Show every line below where "page" can be found.

---------- Provided records ----------

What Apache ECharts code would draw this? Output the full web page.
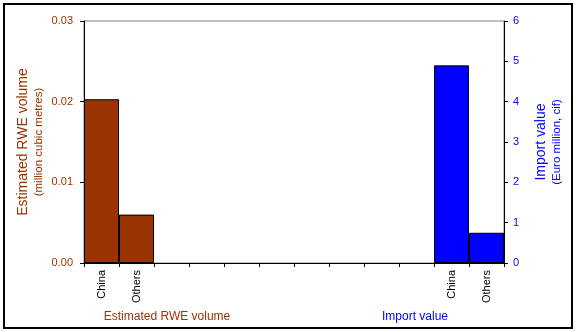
<!DOCTYPE html>
<html>
<head>
<meta charset="utf-8">
<script src="https://cdn.jsdelivr.net/npm/echarts@6/dist/echarts.min.js"></script>
<style>
html,body{margin:0;padding:0;background:#fff;}
#chart{width:577px;height:332px;}
</style>
</head>
<body>
<div id="chart"></div>
<script>
const categories = ['China','Others','','','','','','','','','China','Others'];
const rweVolume = [0.0203, 0.006, null, null, null, null, null, null, null, null, null, null];
const importValue = [null, null, null, null, null, null, null, null, null, null, 4.9, 0.75];
const leftTicks = [0, 0.01, 0.02, 0.03];
const rightTicks = [0, 1, 2, 3, 4, 5, 6];

const FONT = '"Liberation Sans", Arial, sans-serif';
const BROWN = '#993300';
const BLUE = '#0000FF';

const chart = echarts.init(document.getElementById('chart'), null, {renderer: 'canvas'});
chart.setOption({
  animation: false,
  backgroundColor: '#fff',
  textStyle: {fontFamily: FONT},
  grid: {left: 84, right: 73, top: 21, bottom: 69, show: true, borderColor: '#808080', borderWidth: 1, backgroundColor: 'transparent'},
  xAxis: {
    type: 'category',
    data: categories,
    axisLine: {lineStyle: {color: '#000', width: 1}},
    axisTick: {show: true, interval: 0, length: 4, lineStyle: {color: '#000'}},
    axisLabel: {interval: 0, rotate: 90, margin: 7, color: '#000', fontSize: 11, fontFamily: FONT},
    splitLine: {show: false}
  },
  yAxis: [
    {
      type: 'value', position: 'left', min: leftTicks[0], max: leftTicks[leftTicks.length - 1], interval: 0.01,
      axisLine: {show: true, lineStyle: {color: '#000'}},
      axisTick: {show: true, length: 4, lineStyle: {color: '#000'}},
      axisLabel: {color: BROWN, fontSize: 11, margin: 11, fontFamily: FONT, formatter: v => v.toFixed(2)},
      splitLine: {show: false},
      name: '{a|Estimated RWE volume}\n{b|(million cubic metres)}',
      nameLocation: 'middle', nameRotate: 90, nameGap: 38, nameMoveOverlap: false,
      nameTextStyle: {
        color: BROWN, align: 'center',
        rich: {
          a: {fontSize: 14, color: BROWN, fontFamily: FONT, lineHeight: 15},
          b: {fontSize: 11.5, color: BROWN, fontFamily: FONT, lineHeight: 15}
        }
      }
    },
    {
      type: 'value', position: 'right', min: rightTicks[0], max: rightTicks[rightTicks.length - 1], interval: 1,
      axisLine: {show: true, lineStyle: {color: '#000'}},
      axisTick: {show: true, length: 4, lineStyle: {color: '#000'}},
      axisLabel: {color: BLUE, fontSize: 11, margin: 9, fontFamily: FONT},
      splitLine: {show: false},
      name: '{a|Import value}\n{b|(Euro million, cif)}',
      nameLocation: 'middle', nameRotate: 90, nameGap: 30, nameMoveOverlap: false,
      nameTextStyle: {
        color: BLUE, align: 'center',
        rich: {
          a: {fontSize: 14, color: BLUE, fontFamily: FONT, lineHeight: 15},
          b: {fontSize: 11.5, color: BLUE, fontFamily: FONT, lineHeight: 15}
        }
      }
    }
  ],
  series: [
    {
      name: 'Estimated RWE volume', type: 'bar', yAxisIndex: 0, data: rweVolume,
      barGap: '-100%', barCategoryGap: 0,
      itemStyle: {color: BROWN, borderColor: '#000', borderWidth: 1}
    },
    {
      name: 'Import value', type: 'bar', yAxisIndex: 1, data: importValue,
      barGap: '-100%', barCategoryGap: 0,
      itemStyle: {color: BLUE, borderColor: '#000', borderWidth: 1}
    }
  ],
  graphic: [
    {type: 'rect', shape: {x: 4, y: 4, width: 568, height: 324}, style: {fill: 'none', stroke: '#000', lineWidth: 2}, silent: true},
    {type: 'text', x: 167, y: 317, style: {text: 'Estimated RWE volume', fill: BROWN, font: '12px ' + FONT, textAlign: 'center', textVerticalAlign: 'middle'}},
    {type: 'text', x: 415, y: 317, style: {text: 'Import value', fill: BLUE, font: '12px ' + FONT, textAlign: 'center', textVerticalAlign: 'middle'}}
  ]
});
</script>
</body>
</html>
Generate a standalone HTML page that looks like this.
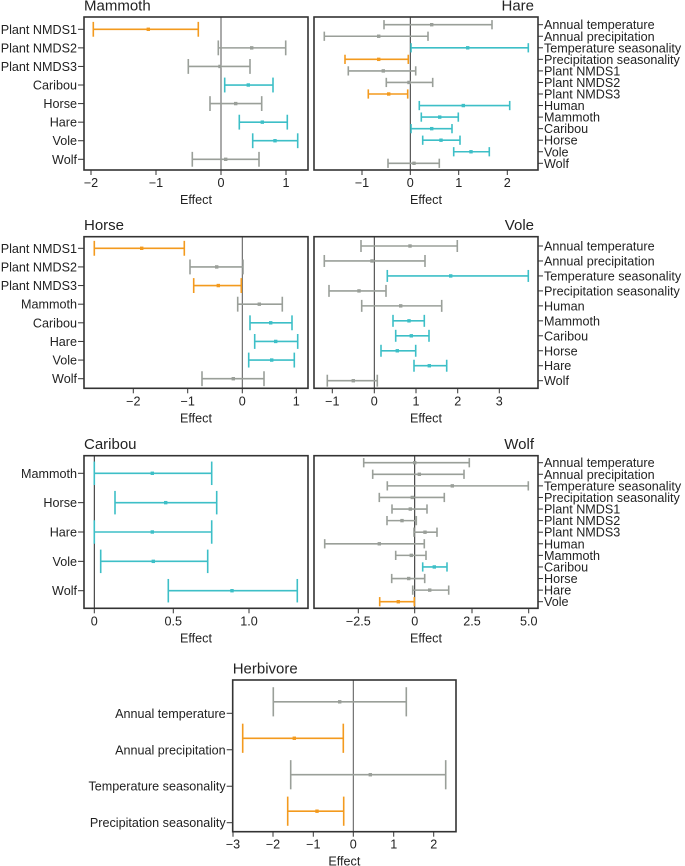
<!DOCTYPE html>
<html><head><meta charset="utf-8"><style>
html,body{margin:0;padding:0;background:#fff;}
svg{display:block;font-family:"Liberation Sans",Arial,sans-serif;}
</style></head><body>
<svg id="s" width="685" height="866" viewBox="0 0 685 866" xmlns="http://www.w3.org/2000/svg"></svg>
<script>
const O='#f39a1e',T='#3dbfc7',G='#9a9f99';
const P=[
{b:[84,17,308,170],z:221,zc:'#555',t:'Mammoth',ta:'l',side:'l',ty:[[91,'\u22122'],[156,'\u22121'],[221,'0'],[286,'1']],y0:29.3,y1:159.3,
r:[['Plant NMDS1',93.3,148.3,198.3,O],['Plant NMDS2',218.3,251.7,285.7,G],['Plant NMDS3',188.3,220,250,G],['Caribou',224.7,248.3,273,T],['Horse',210,235.7,261.7,G],['Hare',239.3,262.3,287.3,T],['Vole',252.7,275,297.7,T],['Wolf',192.3,225.7,259,G]]},
{b:[314,17,538,170],z:410.3,zc:'#333',t:'Hare',ta:'r',side:'r',ty:[[362,'\u22121'],[410.3,'0'],[458.7,'1'],[507.3,'2']],y0:24.7,y1:163.3,
r:[['Annual temperature',384,431.7,492,G],['Annual precipitation',324.3,378.7,428,G],['Temperature seasonality',411,467.7,528.3,T],['Precipitation seasonality',345,378.7,408.3,O],['Plant NMDS1',348.3,383.3,415.7,G],['Plant NMDS2',386.3,409,432.7,G],['Plant NMDS3',368.3,388.7,407.7,O],['Human',419.3,463.3,509.7,T],['Mammoth',421.3,439.7,458.3,T],['Caribou',411,431.7,452,T],['Horse',422.7,441,460,T],['Vole',453.7,471,489.3,T],['Wolf',388,414,439.3,G]]},
{b:[84,236.7,308,388.3],z:242.3,zc:'#555',t:'Horse',ta:'l',side:'l',ty:[[133.3,'\u22122'],[187.7,'\u22121'],[242.3,'0'],[296.3,'1']],y0:248.3,y1:378.7,
r:[['Plant NMDS1',94.3,141.7,184.3,O],['Plant NMDS2',190,216.7,243,G],['Plant NMDS3',193.7,218.3,241.3,O],['Mammoth',237.7,259.3,282.3,G],['Caribou',250,270.7,292,T],['Hare',254.7,275.7,297.7,T],['Vole',248.7,271.7,294.3,T],['Wolf',202,233.3,264,G]]},
{b:[314,236.7,538,388.3],z:374.3,zc:'#333',t:'Vole',ta:'r',side:'r',ty:[[332.3,'\u22121'],[374.3,'0'],[416,'1'],[457.7,'2'],[499.3,'3']],y0:246,y1:380.7,
r:[['Annual temperature',361,410,457.3,G],['Annual precipitation',324.3,372,425,G],['Temperature seasonality',387.3,450.7,528.3,T],['Precipitation seasonality',329,359,386,G],['Human',361.7,400.7,441.7,G],['Mammoth',393,409,424.3,T],['Caribou',395.7,411.3,429,T],['Horse',381,397.3,415.7,T],['Hare',414,429.3,446.7,T],['Wolf',327.3,353.3,377.3,G]]},
{b:[84,455.7,308,608.3],z:94.3,zc:'#222',t:'Caribou',ta:'l',side:'l',ty:[[94.3,'0'],[173.3,'0.5'],[249,'1.0']],y0:473.3,y1:590.7,
r:[['Mammoth',94.3,152.3,211.7,T],['Horse',115,165.7,216.7,T],['Hare',94.3,152.3,211.7,T],['Vole',100.7,153.3,207.7,T],['Wolf',168.3,232,297.3,T]]},
{b:[314,455.7,538,608.3],z:414.7,zc:'#222',t:'Wolf',ta:'r',side:'r',ty:[[358.3,'\u22122.5'],[414.7,'0'],[472,'2.5'],[528.7,'5.0']],y0:462.7,y1:601.7,
r:[['Annual temperature',363.7,414.7,469.3,G],['Annual precipitation',372.7,419.3,464,G],['Temperature seasonality',387.3,452.3,528.3,G],['Precipitation seasonality',379.3,412.3,444.3,G],['Plant NMDS1',392,410.3,427,G],['Plant NMDS2',387,402,416.3,G],['Plant NMDS3',414,425,437,G],['Human',324.7,379.3,424.3,G],['Mammoth',395.7,411.3,426,G],['Caribou',422.7,434.3,447,T],['Horse',391.7,408.7,424.7,G],['Hare',412.7,429.7,448.7,G],['Vole',379.7,398.3,414.3,O]]},
{b:[232.7,680,456,831.7],z:353.3,zc:'#555',t:'Herbivore',ta:'l',side:'l',ty:[[233,'\u22123'],[273,'\u22122'],[313.3,'\u22121'],[353.3,'0'],[393.7,'1'],[433.7,'2']],y0:713.3,y1:822.7,off:-11.5,
r:[['Annual temperature',273.3,339.7,406.3,G],['Annual precipitation',242.7,294.3,343.3,O],['Temperature seasonality',290.7,370.3,445.7,G],['Precipitation seasonality',287.7,317,343.7,O]]}
];
let h='';
for(const p of P){
 const [x0,y0,x1,y1]=p.b, n=p.r.length, sp=(p.y1-p.y0)/(n-1), cap=sp*0.4, off=p.off||0;
 h+=`<line x1="${p.z}" y1="${y0}" x2="${p.z}" y2="${y1}" stroke="${p.zc}" stroke-width="1"/>`;
 p.r.forEach((r,i)=>{
  const ly=p.y0+i*sp, y=ly+off;
  const [lab,lo,pt,hi,c]=r;
  h+=`<g stroke="${c}" stroke-width="1.6"><line x1="${lo}" y1="${y}" x2="${hi}" y2="${y}"/><line x1="${lo}" y1="${y-cap}" x2="${lo}" y2="${y+cap}"/><line x1="${hi}" y1="${y-cap}" x2="${hi}" y2="${y+cap}"/></g><rect x="${pt-1.7}" y="${y-1.7}" width="3.4" height="3.4" fill="${c}"/>`;
  if(p.side=='l'){
   h+=`<line x1="${x0-6}" y1="${ly}" x2="${x0}" y2="${ly}" stroke="#333" stroke-width="1"/><text x="${x0-7}" y="${ly+4.5}" text-anchor="end" font-size="12.6" fill="#222">${lab}</text>`;
  } else {
   h+=`<line x1="${x1}" y1="${ly}" x2="${x1+5}" y2="${ly}" stroke="#333" stroke-width="1"/><text x="${x1+6}" y="${ly+4.5}" font-size="12.6" fill="#222">${lab}</text>`;
  }
 });
 h+=`<rect x="${x0}" y="${y0}" width="${x1-x0}" height="${y1-y0}" fill="none" stroke="#333" stroke-width="1.6"/>`;
 for(const [tx,tl] of p.ty){
  h+=`<line x1="${tx}" y1="${y1}" x2="${tx}" y2="${y1+5}" stroke="#333" stroke-width="1"/><text x="${tx}" y="${y1+17}" text-anchor="middle" font-size="12.6" fill="#222">${tl}</text>`;
 }
 h+=`<text x="${(x0+x1)/2}" y="${y1+34}" text-anchor="middle" font-size="12.6" fill="#222">Effect</text>`;
 if(p.ta=='l') h+=`<text x="${x0}" y="${y0-6.5}" font-size="15" fill="#222">${p.t}</text>`;
 else h+=`<text x="${x1-4}" y="${y0-6.5}" text-anchor="end" font-size="15" fill="#222">${p.t}</text>`;
}
document.getElementById('s').innerHTML=h;
</script>
</body></html>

----------

### Exercise output
What Apache ECharts code would draw this? Output the full web page.
Generate a standalone HTML page that looks like this.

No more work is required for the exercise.